§ WHAT IS EXPECTED
Open with the line that has "Recreate this image"; close with the line that has "plt.rcParams['font.family'] = ['Liberation". Retype those lines exactly, images excluded.

§ DATA LINES
-=-=-
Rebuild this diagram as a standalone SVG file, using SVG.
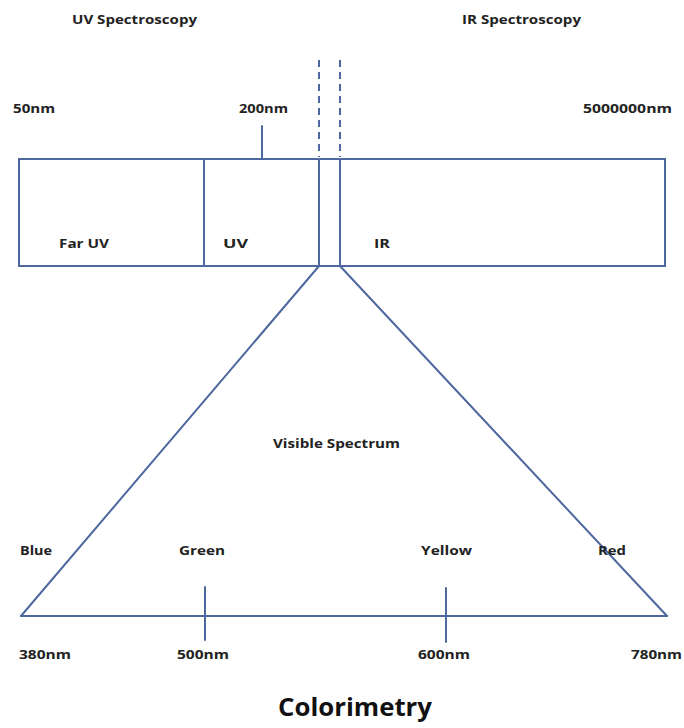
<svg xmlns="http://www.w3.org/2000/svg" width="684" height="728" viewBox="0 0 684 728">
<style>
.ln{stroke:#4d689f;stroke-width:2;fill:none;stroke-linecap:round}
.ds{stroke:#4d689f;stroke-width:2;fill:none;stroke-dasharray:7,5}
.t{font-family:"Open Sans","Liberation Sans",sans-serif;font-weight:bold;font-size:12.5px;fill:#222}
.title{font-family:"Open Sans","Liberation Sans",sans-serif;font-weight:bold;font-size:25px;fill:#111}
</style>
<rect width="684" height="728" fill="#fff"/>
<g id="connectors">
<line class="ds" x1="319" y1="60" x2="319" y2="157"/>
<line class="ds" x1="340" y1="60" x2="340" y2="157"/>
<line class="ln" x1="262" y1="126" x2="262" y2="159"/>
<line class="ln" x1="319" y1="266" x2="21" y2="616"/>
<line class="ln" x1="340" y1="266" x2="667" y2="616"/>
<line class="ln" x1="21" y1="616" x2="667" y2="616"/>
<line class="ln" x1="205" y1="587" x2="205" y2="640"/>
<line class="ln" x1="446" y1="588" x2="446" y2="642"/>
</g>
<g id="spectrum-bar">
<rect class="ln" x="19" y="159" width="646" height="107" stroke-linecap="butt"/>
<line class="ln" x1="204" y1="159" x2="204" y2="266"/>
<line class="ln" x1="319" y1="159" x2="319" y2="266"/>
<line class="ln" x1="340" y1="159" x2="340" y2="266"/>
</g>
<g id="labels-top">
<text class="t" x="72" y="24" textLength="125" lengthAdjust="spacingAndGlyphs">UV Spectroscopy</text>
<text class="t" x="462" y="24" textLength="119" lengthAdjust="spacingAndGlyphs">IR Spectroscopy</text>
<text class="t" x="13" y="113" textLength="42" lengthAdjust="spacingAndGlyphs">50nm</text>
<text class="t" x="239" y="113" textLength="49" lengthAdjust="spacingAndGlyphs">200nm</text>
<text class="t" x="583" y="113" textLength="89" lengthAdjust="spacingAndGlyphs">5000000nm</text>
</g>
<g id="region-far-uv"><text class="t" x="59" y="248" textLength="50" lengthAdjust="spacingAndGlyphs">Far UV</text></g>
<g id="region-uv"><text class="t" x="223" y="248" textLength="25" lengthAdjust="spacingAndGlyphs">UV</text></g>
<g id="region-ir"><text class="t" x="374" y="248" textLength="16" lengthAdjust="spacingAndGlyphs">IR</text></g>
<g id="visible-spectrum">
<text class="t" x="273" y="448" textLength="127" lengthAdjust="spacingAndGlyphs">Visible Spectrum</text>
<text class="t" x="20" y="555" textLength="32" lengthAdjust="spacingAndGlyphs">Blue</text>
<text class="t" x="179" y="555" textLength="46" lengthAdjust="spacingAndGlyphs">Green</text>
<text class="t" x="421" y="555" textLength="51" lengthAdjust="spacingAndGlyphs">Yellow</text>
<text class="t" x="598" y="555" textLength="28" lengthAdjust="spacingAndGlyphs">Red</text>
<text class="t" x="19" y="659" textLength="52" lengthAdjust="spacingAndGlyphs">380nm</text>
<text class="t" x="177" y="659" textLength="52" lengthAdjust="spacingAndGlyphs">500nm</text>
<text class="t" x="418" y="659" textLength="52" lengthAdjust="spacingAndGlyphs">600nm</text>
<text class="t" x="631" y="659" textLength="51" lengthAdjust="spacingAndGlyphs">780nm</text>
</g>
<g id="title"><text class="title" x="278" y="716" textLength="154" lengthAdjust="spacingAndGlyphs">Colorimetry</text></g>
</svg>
-=-=-
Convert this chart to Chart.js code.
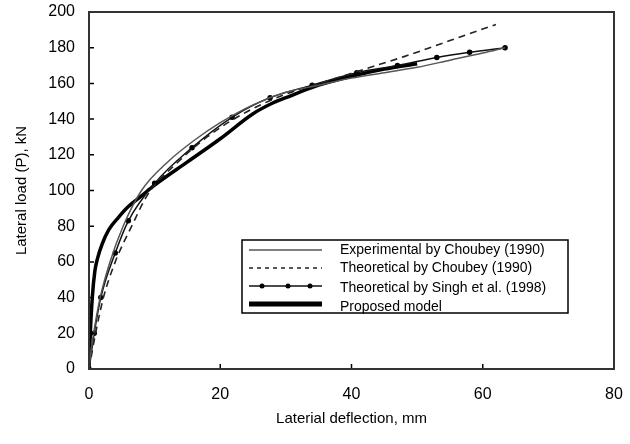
-=-=-
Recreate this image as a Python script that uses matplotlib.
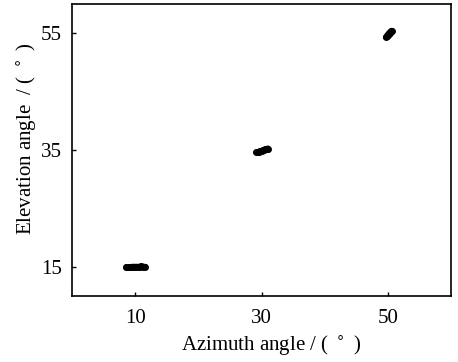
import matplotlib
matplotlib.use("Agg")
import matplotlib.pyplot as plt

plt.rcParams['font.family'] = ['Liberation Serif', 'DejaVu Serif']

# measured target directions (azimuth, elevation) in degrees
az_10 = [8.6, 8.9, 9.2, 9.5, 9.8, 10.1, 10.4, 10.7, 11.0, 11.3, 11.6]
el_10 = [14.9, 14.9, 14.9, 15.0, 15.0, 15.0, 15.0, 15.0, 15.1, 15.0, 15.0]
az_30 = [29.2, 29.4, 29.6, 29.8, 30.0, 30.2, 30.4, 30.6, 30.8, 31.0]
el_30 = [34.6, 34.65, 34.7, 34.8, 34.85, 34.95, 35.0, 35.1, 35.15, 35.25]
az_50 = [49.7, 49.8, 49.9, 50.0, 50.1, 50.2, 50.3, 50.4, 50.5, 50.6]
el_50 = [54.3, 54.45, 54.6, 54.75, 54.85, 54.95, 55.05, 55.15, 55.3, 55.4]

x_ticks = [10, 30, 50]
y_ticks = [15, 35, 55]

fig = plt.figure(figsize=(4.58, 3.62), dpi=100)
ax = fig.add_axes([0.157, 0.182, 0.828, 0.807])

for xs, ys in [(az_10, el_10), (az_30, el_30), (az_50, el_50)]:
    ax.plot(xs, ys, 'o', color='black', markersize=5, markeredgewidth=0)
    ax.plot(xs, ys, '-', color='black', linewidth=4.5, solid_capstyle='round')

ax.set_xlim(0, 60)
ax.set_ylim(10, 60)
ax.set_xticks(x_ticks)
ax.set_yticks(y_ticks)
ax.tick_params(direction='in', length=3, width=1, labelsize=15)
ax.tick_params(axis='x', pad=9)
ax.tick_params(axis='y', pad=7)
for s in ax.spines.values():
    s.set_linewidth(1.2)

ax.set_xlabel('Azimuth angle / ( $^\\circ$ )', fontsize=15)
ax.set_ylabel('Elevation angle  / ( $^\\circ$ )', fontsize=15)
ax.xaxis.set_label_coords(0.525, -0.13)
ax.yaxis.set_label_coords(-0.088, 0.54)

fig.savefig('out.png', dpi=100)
-=-=-
§ FULL OUTPUT
Recreate this image as a Python script that uses matplotlib.
import matplotlib
matplotlib.use("Agg")
import matplotlib.pyplot as plt

plt.rcParams['font.family'] = ['Liberation Serif', 'DejaVu Serif']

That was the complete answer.